As the return to College on September 28th becomes closer and closer a new set of challenges face students like Butt. Highlighting her adjustment to the new normal she says: “I am content now as I have found a routine and learned to live with the restrictions. Although, I am getting more worried now things are starting to open up.”
For Sadhbh Kelly, a second-year Law and French student also at Trinity, the loss of formal education is the most concerning worry at the moment.
“While many of us still had online classes, assignments and exams, school and college experiences consist of far more than the curriculum itself. The sudden uproot increased my general feelings of anxiety and stress, and left me wondering would it ever be the same again?”
“My biggest hope for the coming year in college is that we can resume college life in a way that is as close to normal as is possible given the circumstances”, says Kelly.
The true impact of lockdown may only be revealed in the following months and years. This can be seen from people’s own experiences, as while some students have come to terms with the situation early on, others are only now realizing the impact it has had on them.
For some the impact the lockdown was delayed – particularly for students kept busy by hectic coursework.
Judith Stevenson, a second-year Biomedical Sciences student, says that at first the impact of the lockdown didn’t really affect her: “I didn’t actually find the sudden change moving home from college that bad. I suppose I didn’t really have much time to slow down and actually think about what was happening.”
Her move from Dublin back home to the rural countryside initially helped to put her at ease due to the smaller number of cases. However, after a while Stevenson found herself struggling, “I have noticed that as the months went on, my mental health began to deteriorate quite a bit. I was finding less things to do and I couldn’t see an end in sight at all.”
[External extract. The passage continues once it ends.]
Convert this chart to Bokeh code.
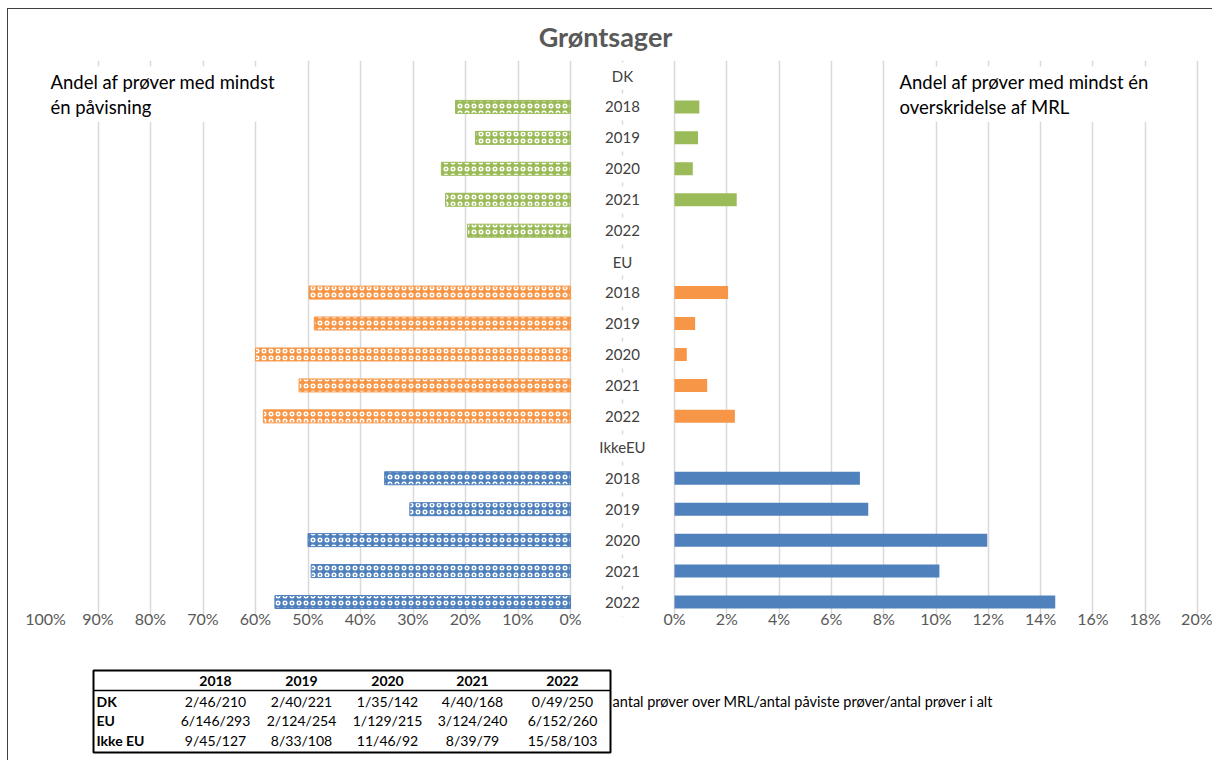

While some people may find the easing of lockdown reassuring, for others it actually causes increased levels of worry. Stevenson says this was the case for her: “I would say my anxiety with the Covid-19 situation is actually at its highest now as the stress and fatigue of lockdown has built up over time. I am finding it difficult to try and go back to this ‘new” normal.”
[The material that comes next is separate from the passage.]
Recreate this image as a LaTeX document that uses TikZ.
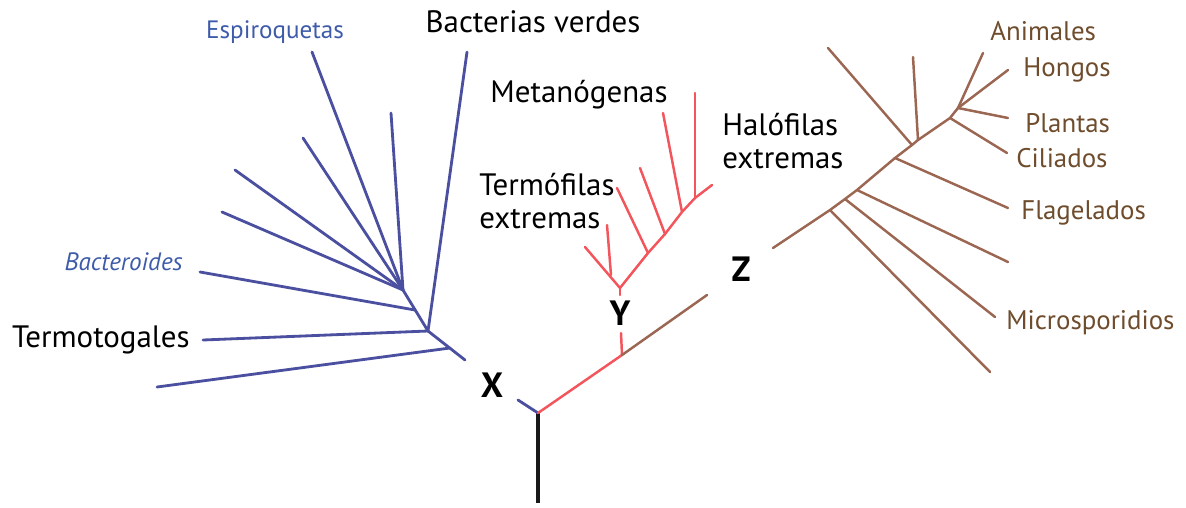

It is evident that opening up and speaking to someone trusted can help to reduce the burden of worry and anxiety. Stevenson shares how this process has helped her: “It was important for me to talk through these anxieties I was having with both my family and my doctor and realising that everyone is going through the same experience.”
Speaking of how Coronavirus has impacted students Stevenson says: “I think the biggest impact that the pandemic has had on young people has definitely been the fear of the unknown. At the start of the pandemic there were so many uncertainties in all aspects of society. For example, would the leaving cert go ahead or would foreign travel be possible?”
Despite the unpredictability of the future Stevenson remains optimistic. “I am hopeful for the future as we have made so much progress as a country already.”
As relentless as the pandemic can seem at times, one thing is certain – the effects of the lockdown have touched everyone. It has been a collective experience, which many will have to reckon with over the next year – for better and worse. But reopening will also bring unpredictability and problems unforeseen. But, again, these problems will be collectively experienced – and understood – by students everywhere.